* **Exercise description**
Copy each line of the data below exactly, leaving out pictures.

* **Stored rows**
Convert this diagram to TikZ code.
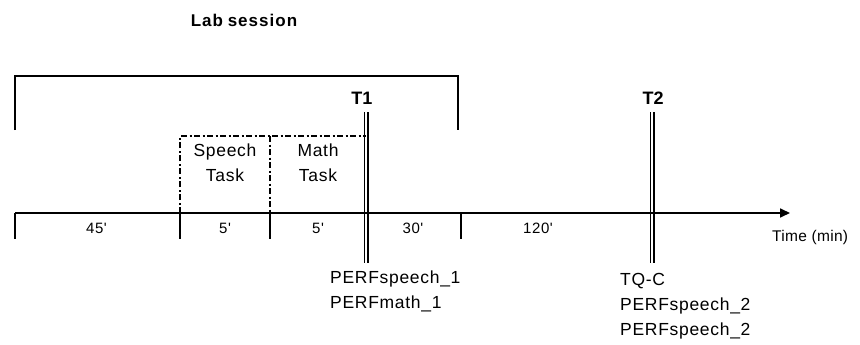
\documentclass[tikz,border=0pt]{standalone}
\usepackage{fontspec}
\setmainfont{Liberation Sans}
\newfontfamily\lblfont{Liberation Sans}[LetterSpace=4]
\usetikzlibrary{arrows.meta}
\tikzset{
  thick line/.style={line width=1.9pt},
  tick/.style={line width=1.7pt},
  dd/.style={line width=1.4pt, dash pattern=on 6pt off 2.5pt on 2pt off 2.5pt},
  seglbl/.style={font=\fontsize{15}{17}\selectfont\lblfont, inner sep=0pt},
  tasklbl/.style={font=\fontsize{17.5}{25}\selectfont\lblfont, align=center, inner sep=0pt},
  tlbl/.style={font=\fontsize{18}{20}\selectfont\bfseries, inner sep=0pt},
  meas/.style={font=\fontsize{17.5}{25}\selectfont\lblfont, align=left, inner sep=0pt, anchor=north west},
  dline/.style={line width=1.6pt},
}
\begin{document}
\begin{tikzpicture}[x=1pt, y=-1pt]
\useasboundingbox (0,0) rectangle (860,345);
% title
\node[font=\fontsize{17}{20}\selectfont\bfseries\addfontfeature{LetterSpace=6}, inner sep=0pt] (title) at (244,20) {Lab\;session};
% bracket
\coordinate (bl) at (15,130);
\coordinate (tl) at (15,76);
\coordinate (tr) at (458,76);
\coordinate (br) at (458,130);
\draw[thick line] (bl) -- (tl) -- (tr) -- (br);
% axis
\coordinate (a0) at (15,213);
\coordinate (aend) at (790,213);
\draw[line width=1.7pt, -{Triangle[length=10pt,width=9pt]}] (a0) -- (aend);
% ticks
\foreach \n/\x in {t0/15, t1/180, t2/270, t3/461} {
  \coordinate (\n top) at (\x,213);
  \coordinate (\n bot) at (\x,239);
  \draw[tick] (\n top) -- (\n bot);
}
% dash-dot box
\coordinate (bx1) at (180,213);
\coordinate (bx2) at (180,136);
\coordinate (bx3) at (366,136);
\coordinate (bm1) at (270,136);
\coordinate (bm2) at (270,213);
\draw[dd] (bx1) -- (bx2) -- (bx3);
\draw[dd] (bm1) -- (bm2);
% T1 and T2 double lines
\coordinate (T1atop) at (364.4,112);
\coordinate (T1abot) at (364.4,263);
\coordinate (T1btop) at (367.9,112);
\coordinate (T1bbot) at (367.9,263);
\coordinate (T2atop) at (650.3,112);
\coordinate (T2abot) at (650.3,263);
\coordinate (T2btop) at (653.8,112);
\coordinate (T2bbot) at (653.8,263);
\draw[dline] (T1atop) -- (T1abot);
\draw[dline] (T1btop) -- (T1bbot);
\draw[dline] (T2atop) -- (T2abot);
\draw[dline] (T2btop) -- (T2bbot);
\node[tlbl] (T1) at (362,98) {T1};
\node[tlbl] (T2) at (653,98) {T2};
% task labels
\node[tasklbl] (speech) at (225,163) {Speech\\Task};
\node[tasklbl] (math) at (318,163) {Math\\Task};
% segment labels
\node[seglbl] (s45) at (96.5,228) {45'};
\node[seglbl] (s5a) at (225,228) {5'};
\node[seglbl] (s5b) at (318,228) {5'};
\node[seglbl] (s30) at (413,228) {30'};
\node[seglbl] (s120) at (538,228) {120'};
\node[font=\fontsize{15.5}{17}\selectfont\addfontfeature{LetterSpace=2}, inner sep=0pt, anchor=west] (time) at (772,237) {Time (min)};
% measurement labels
\node[meas] (m1) at (330,271) {PERFspeech\_1\\PERFmath\_1};
\node[meas] (m2) at (620,273) {TQ-C\\PERFspeech\_2\\PERFspeech\_2};
\end{tikzpicture}
\end{document}
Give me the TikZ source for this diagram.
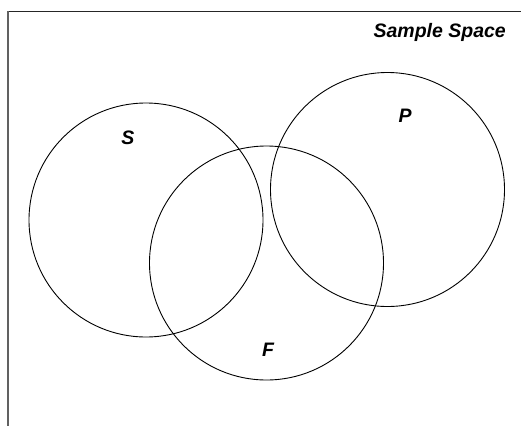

* **Final result**
Convert this diagram to TikZ code.
\documentclass[tikz,border=0pt]{standalone}
\usepackage{fontspec}
\setmainfont{Liberation Sans}
\newfontfamily\lblfont{Liberation Sans}[LetterSpace=4]
\usetikzlibrary{arrows.meta}
\tikzset{
  thick line/.style={line width=1.9pt},
  tick/.style={line width=1.7pt},
  dd/.style={line width=1.4pt, dash pattern=on 6pt off 2.5pt on 2pt off 2.5pt},
  seglbl/.style={font=\fontsize{15}{17}\selectfont\lblfont, inner sep=0pt},
  tasklbl/.style={font=\fontsize{17.5}{25}\selectfont\lblfont, align=center, inner sep=0pt},
  tlbl/.style={font=\fontsize{18}{20}\selectfont\bfseries, inner sep=0pt},
  meas/.style={font=\fontsize{17.5}{25}\selectfont\lblfont, align=left, inner sep=0pt, anchor=north west},
  dline/.style={line width=1.6pt},
}
\begin{document}
\begin{tikzpicture}[x=1pt, y=-1pt]
\useasboundingbox (0,0) rectangle (860,345);
% title
\node[font=\fontsize{17}{20}\selectfont\bfseries\addfontfeature{LetterSpace=6}, inner sep=0pt] (title) at (244,20) {Lab\;session};
% bracket
\coordinate (bl) at (15,130);
\coordinate (tl) at (15,76);
\coordinate (tr) at (458,76);
\coordinate (br) at (458,130);
\draw[thick line] (bl) -- (tl) -- (tr) -- (br);
% axis
\coordinate (a0) at (15,213);
\coordinate (aend) at (790,213);
\draw[line width=1.7pt, -{Triangle[length=10pt,width=9pt]}] (a0) -- (aend);
% ticks
\foreach \n/\x in {t0/15, t1/180, t2/270, t3/461} {
  \coordinate (\n top) at (\x,213);
  \coordinate (\n bot) at (\x,239);
  \draw[tick] (\n top) -- (\n bot);
}
% dash-dot box
\coordinate (bx1) at (180,213);
\coordinate (bx2) at (180,136);
\coordinate (bx3) at (366,136);
\coordinate (bm1) at (270,136);
\coordinate (bm2) at (270,213);
\draw[dd] (bx1) -- (bx2) -- (bx3);
\draw[dd] (bm1) -- (bm2);
% T1 and T2 double lines
\coordinate (T1atop) at (364.4,112);
\coordinate (T1abot) at (364.4,263);
\coordinate (T1btop) at (367.9,112);
\coordinate (T1bbot) at (367.9,263);
\coordinate (T2atop) at (650.3,112);
\coordinate (T2abot) at (650.3,263);
\coordinate (T2btop) at (653.8,112);
\coordinate (T2bbot) at (653.8,263);
\draw[dline] (T1atop) -- (T1abot);
\draw[dline] (T1btop) -- (T1bbot);
\draw[dline] (T2atop) -- (T2abot);
\draw[dline] (T2btop) -- (T2bbot);
\node[tlbl] (T1) at (362,98) {T1};
\node[tlbl] (T2) at (653,98) {T2};
% task labels
\node[tasklbl] (speech) at (225,163) {Speech\\Task};
\node[tasklbl] (math) at (318,163) {Math\\Task};
% segment labels
\node[seglbl] (s45) at (96.5,228) {45'};
\node[seglbl] (s5a) at (225,228) {5'};
\node[seglbl] (s5b) at (318,228) {5'};
\node[seglbl] (s30) at (413,228) {30'};
\node[seglbl] (s120) at (538,228) {120'};
\node[font=\fontsize{15.5}{17}\selectfont\addfontfeature{LetterSpace=2}, inner sep=0pt, anchor=west] (time) at (772,237) {Time (min)};
% measurement labels
\node[meas] (m1) at (330,271) {PERFspeech\_1\\PERFmath\_1};
\node[meas] (m2) at (620,273) {TQ-C\\PERFspeech\_2\\PERFspeech\_2};
\end{tikzpicture}
\end{document}
Give me the TikZ source for this diagram.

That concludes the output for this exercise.